Today the Federal Reserve Board (the Board) adopted its final rule implementing the LIBOR Act. The final rule establishes SOFR-based Board selected benchmark replacements for so called “tough legacy contacts,” which are contracts governed by U.S. law that reference U.S. dollar LIBOR and that do not provide for a clearly defined and practicable replacement benchmark rate after June 30, 2023.

As discussed in our March 16, 2022 client update, Congress enacted the LIBOR Act with the goal of establishing a clear and uniform nationwide process for replacing LIBOR in so called “tough legacy contracts,” the terms of which do not provide for the use of a clearly defined or practicable replacement benchmark rate.

The Board’s final rule is substantially similar to its proposed rule, with clarifying changes made in response to public comments. It will be effective 30 days after publication in the Federal Register and can be found here.

The Board has selected benchmark replacements for two buckets of contracts subject to the LIBOR Act. Consistent with the LIBOR Act, each Board selected benchmark replacement is (i) based upon SOFR and (ii) incorporates spread adjustments for each specified tenor of LIBOR.

  • For contracts classified as derivative transactions, the Board has selected the ISDA 2020 IBOR Fallbacks Protocol, consisting of (i) SOFR compounded in arrears for the appropriate tenor plus (ii) a stated spread adjustment based on the appropriate tenor.
  • For contracts classified as cash transactions, the Board has determined that the fallback for consumer loans will be the sum of (i) CME Term SOFR and (ii) the transition tenor spread adjustment (for the one-year period beginning on June 30, 2023) or the tenor spread adjustment specified in the LIBOR Act thereafter. Other SOFR based fallbacks are established for cash transactions involving certain entities regulated by the Federal Housing Finance Agency.
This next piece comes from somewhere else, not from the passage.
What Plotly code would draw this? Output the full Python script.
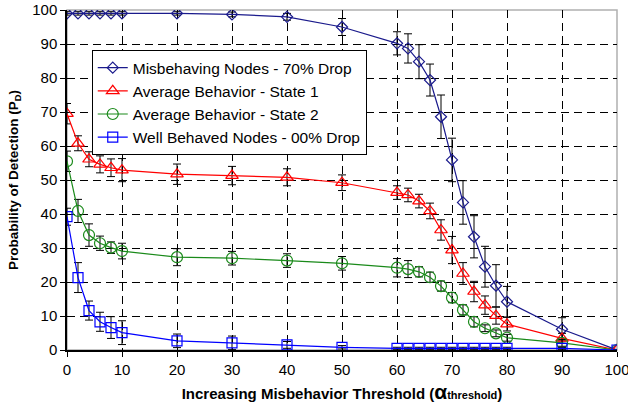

The Board also acknowledged comments relating to its discussion in the proposing release of the effect of the potential publication of “synthetic LIBOR” after June 30, 2023. In the proposing release, the Board requested comments on “how synthetic LIBOR might affect LIBOR contracts that contain fallback provisions that either identify a clear and practicable benchmark replacement or authorize a person to select a benchmark replacement, but where these fallback provisions are triggered only where LIBOR is unavailable (and are not expressly triggered where a benchmark called ‘LIBOR’ is available but is not representative of the market that LIBOR is intended to measure).” However, in the final rule, the Board also affirmed that LIBOR contracts containing fallback provisions that identify a benchmark replacement, such as the prime rate, are unambiguously outside of the scope of the LIBOR Act. The Board also confirmed that in the case of LIBOR contracts including fallback provisions authorizing a determining person to select a benchmark replacement and where that determining person does not select a benchmark replacement by June 30, 2023, the applicable Board-selected benchmark replacement will be the benchmark replacement for that LIBOR contract, notwithstanding the publication of a synthetic LIBOR rate.